**Directive:**
Print the lines that start the entries and continue through the one holding "ax.set_ylim(0, 4000)", please, exactly and with the pictures omitted.

#### Records for this exercise ####

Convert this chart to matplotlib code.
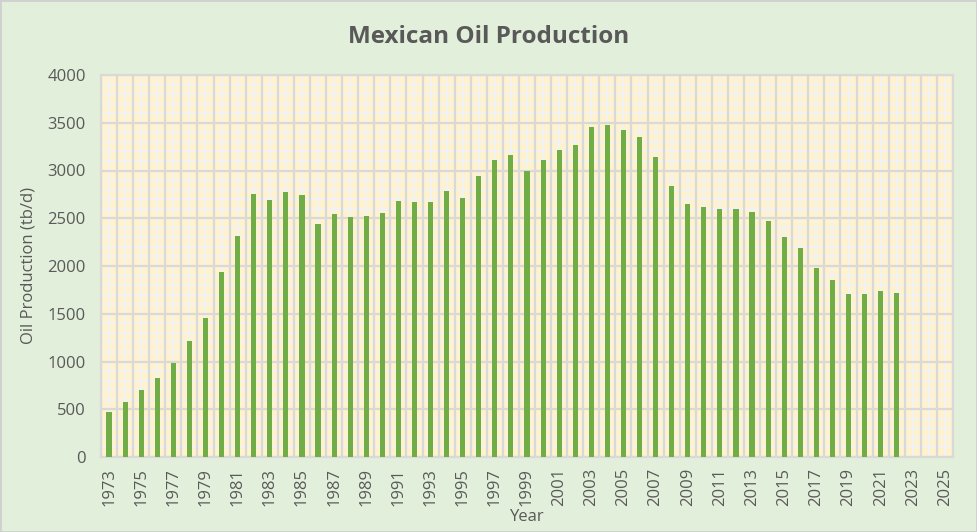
import numpy as np
import matplotlib.pyplot as plt
from matplotlib.patches import Rectangle

years = list(range(1973, 2026))
# thousand barrels per day (no data for 2023-2025)
production = [470, 575, 700, 830, 985, 1210, 1460, 1940, 2310, 2750,
              2690, 2780, 2745, 2435, 2545, 2513, 2524, 2555, 2680, 2670,
              2670, 2785, 2712, 2942, 3110, 3162, 2995, 3110, 3215, 3267,
              3455, 3476, 3424, 3351, 3141, 2838, 2649, 2618, 2597, 2597,
              2565, 2471, 2304, 2188, 1979, 1853, 1707, 1707, 1738, 1717,
              np.nan, np.nan, np.nan]
tick_labels = [str(y) if (y - 1973) % 2 == 0 else '' for y in years]

plt.rcParams['font.family'] = ['Open Sans', 'DejaVu Sans']
txt = '#595959'
grid_major = '#D9D9D9'
grid_minor = '#F2F2F2'

fig = plt.figure(figsize=(9.77, 5.32), dpi=100, facecolor='#E2EFDA')
fig.patches.append(Rectangle((0, 0), 1, 1, transform=fig.transFigure,
                             fill=False, edgecolor='#D0D0D0', linewidth=2))
ax = fig.add_axes([101/977, 75/532, 852/977, 382/532])
ax.set_facecolor('#FFF2CC')

x = np.arange(len(years))
ax.bar(x, production, width=0.32, color='#70AD47', zorder=3)

ax.set_xlim(-0.5, len(years) - 0.5)
ax.set_ylim(0, 4000)

# vertical: gray lines between categories, white lines at category centres
ax.set_xticks(np.arange(len(years) + 1) - 0.5)
ax.set_xticklabels([])
ax.set_xticks(x, minor=True)
ax.set_xticklabels(tick_labels, minor=True, rotation=90, color=txt, fontsize=12)
ax.set_yticks(np.arange(0, 4001, 500))
ax.set_yticks(np.arange(0, 4001, 100), minor=True)
ax.tick_params(axis='y', which='major', labelsize=12, labelcolor=txt, length=0, pad=11)
ax.tick_params(axis='both', which='both', length=0)
ax.tick_params(axis='x', which='minor', pad=8)

# minor grid drawn underneath so the gray major lines stay unbroken
ax.vlines(ax.get_xticks(minor=True), 0, 4000, color=grid_minor, linewidth=1.6, zorder=1)
ax.hlines(ax.get_yticks(minor=True), -0.5, len(years) - 0.5, color=grid_minor,
          linewidth=1.6, zorder=1)
ax.set_axisbelow('line')
ax.grid(which='major', color=grid_major, linewidth=1.6)

for s in ax.spines.values():
    s.set_color(grid_major)
    s.set_linewidth(1.6)

ax.set_ylabel('Oil Production (tb/d)', fontsize=12, color=txt, labelpad=8)
ax.set_xlabel('Year', fontsize=12, color=txt, labelpad=2)
fig.text(0.5, 1 - 37/532, 'Mexican Oil Production', ha='center', va='center',
         fontsize=17.5, fontweight='bold', color=txt)

fig.savefig('out.png', dpi=100, facecolor=fig.get_facecolor())
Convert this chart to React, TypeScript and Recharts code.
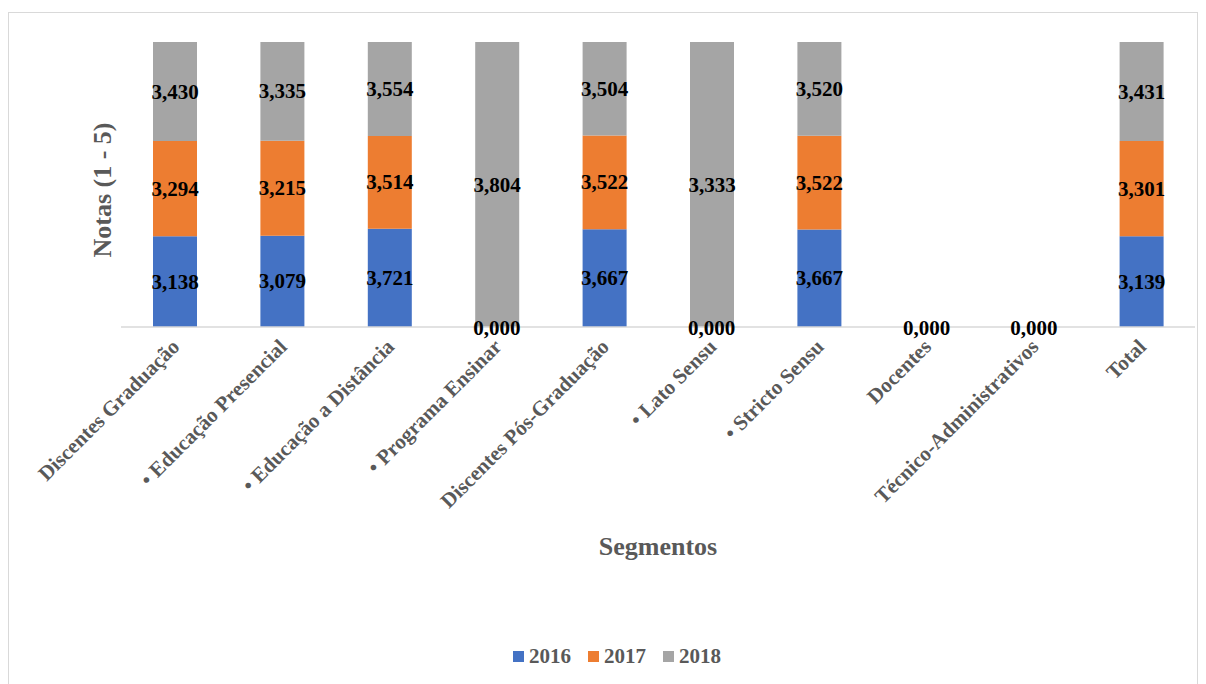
import { BarChart, Bar, XAxis, YAxis, LabelList, ReferenceDot } from "recharts";

const categories = [
    "Discentes Graduação",
    "• Educação Presencial",
    "• Educação a Distância",
    "• Programa Ensinar",
    "Discentes Pós-Graduação",
    "• Lato Sensu",
    "• Stricto Sensu",
    "Docentes",
    "Técnico-Administrativos",
    "Total",
];
const values2016 = [3.138, 3.079, 3.721, 0, 3.667, 0, 3.667, 0, 0, 3.139];
const values2017 = [3.294, 3.215, 3.514, null, 3.522, null, 3.522, null, null, 3.301];
const values2018 = [3.43, 3.335, 3.554, 3.804, 3.504, 3.333, 3.52, null, null, 3.431];
const years = ["2016", "2017", "2018"];
const colors = ["#4472C4", "#ED7D31", "#A5A5A5"];

const data = categories.map((name, i) => ({
    name,
    y2016: values2016[i],
    y2017: values2017[i],
    y2018: values2018[i],
}));

// categories whose 2016 value is zero get a "0,000" label on the baseline
const zeroCats = categories.filter((_, i) => values2016[i] === 0);

const FONT = "'Liberation Serif', 'Times New Roman', serif";

const fmt = (v: number) => v.toFixed(3).replace(".", ",");

const labelText = (x: number, y: number, v: number) => (
    <text
        x={x}
        y={y}
        textAnchor="middle"
        dominantBaseline="central"
        fontFamily={FONT}
        fontWeight="bold"
        fontSize={21}
        fill="#000"
    >
        {fmt(v)}
    </text>
);

const renderLabel = (props: any) => {
    const { x, y, width, height, value } = props;
    if (value === null || value === undefined || Number(value) === 0) return null;
    return labelText(Number(x) + Number(width) / 2, Number(y) + Number(height) / 2, Number(value));
};

const renderTick = (props: any) => {
    const { x, y, payload } = props;
    return (
        <g transform={`translate(${x + 6},${y + 13})`}>
            <text
                transform="rotate(-45)"
                textAnchor="end"
                fontFamily={FONT}
                fontWeight="bold"
                fontSize={21}
                fill="#595959"
            >
                {payload.value}
            </text>
        </g>
    );
};

export default function App() {
    return (
        <div style={{ position: "relative", width: 1198, height: 676, fontFamily: FONT }}>
            <div
                style={{
                    position: "absolute",
                    left: 0,
                    top: 4,
                    width: 1190,
                    height: 680,
                    border: "1px solid #d9d9d9",
                    boxSizing: "border-box",
                }}
            />
            <BarChart
                width={1198}
                height={676}
                data={data}
                stackOffset="expand"
                margin={{ top: 34, right: 11, left: 113, bottom: 0 }}
                style={{ position: "absolute", left: 0, top: 0 }}
            >
                <XAxis
                    dataKey="name"
                    interval={0}
                    height={357}
                    tickLine={false}
                    axisLine={{ stroke: "#d9d9d9", strokeWidth: 1.5 }}
                    tick={renderTick}
                />
                <YAxis hide domain={[0, 1]} />
                {years.map((yr, i) => (
                    <Bar
                        key={yr}
                        dataKey={`y${yr}`}
                        stackId="a"
                        fill={colors[i]}
                        barSize={44}
                        isAnimationActive={false}
                    >
                        <LabelList dataKey={`y${yr}`} content={renderLabel} />
                    </Bar>
                ))}
                {zeroCats.map((c) => (
                    <ReferenceDot
                        key={c}
                        x={c}
                        y={0}
                        r={0}
                        shape={(p: any) => labelText(p.cx, p.cy + 1, 0)}
                    />
                ))}
            </BarChart>
            <div
                style={{
                    position: "absolute",
                    left: 95,
                    top: 182,
                    transform: "translate(-50%, -50%) rotate(-90deg)",
                    fontWeight: "bold",
                    fontSize: 26,
                    color: "#595959",
                    whiteSpace: "nowrap",
                }}
            >
                Notas (1 - 5)
            </div>
            <div
                style={{
                    position: "absolute",
                    left: 650,
                    top: 539,
                    transform: "translate(-50%, -50%)",
                    fontWeight: "bold",
                    fontSize: 26,
                    color: "#595959",
                    whiteSpace: "nowrap",
                }}
            >
                Segmentos
            </div>
            <div
                style={{
                    position: "absolute",
                    left: 0,
                    width: 1218,
                    top: 636,
                    display: "flex",
                    justifyContent: "center",
                    gap: 17,
                    fontWeight: "bold",
                    fontSize: 21,
                    color: "#595959",
                }}
            >
                {years.map((yr, i) => (
                    <div key={yr} style={{ display: "flex", alignItems: "center", gap: 5 }}>
                        <span style={{ width: 11, height: 11, background: colors[i], display: "inline-block" }} />
                        <span>{yr}</span>
                    </div>
                ))}
            </div>
        </div>
    );
}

####

**Correct output:**
Convert this chart to matplotlib code.
import numpy as np
import matplotlib.pyplot as plt
from matplotlib.patches import Rectangle

years = list(range(1973, 2026))
# thousand barrels per day (no data for 2023-2025)
production = [470, 575, 700, 830, 985, 1210, 1460, 1940, 2310, 2750,
              2690, 2780, 2745, 2435, 2545, 2513, 2524, 2555, 2680, 2670,
              2670, 2785, 2712, 2942, 3110, 3162, 2995, 3110, 3215, 3267,
              3455, 3476, 3424, 3351, 3141, 2838, 2649, 2618, 2597, 2597,
              2565, 2471, 2304, 2188, 1979, 1853, 1707, 1707, 1738, 1717,
              np.nan, np.nan, np.nan]
tick_labels = [str(y) if (y - 1973) % 2 == 0 else '' for y in years]

plt.rcParams['font.family'] = ['Open Sans', 'DejaVu Sans']
txt = '#595959'
grid_major = '#D9D9D9'
grid_minor = '#F2F2F2'

fig = plt.figure(figsize=(9.77, 5.32), dpi=100, facecolor='#E2EFDA')
fig.patches.append(Rectangle((0, 0), 1, 1, transform=fig.transFigure,
                             fill=False, edgecolor='#D0D0D0', linewidth=2))
ax = fig.add_axes([101/977, 75/532, 852/977, 382/532])
ax.set_facecolor('#FFF2CC')

x = np.arange(len(years))
ax.bar(x, production, width=0.32, color='#70AD47', zorder=3)

ax.set_xlim(-0.5, len(years) - 0.5)
ax.set_ylim(0, 4000)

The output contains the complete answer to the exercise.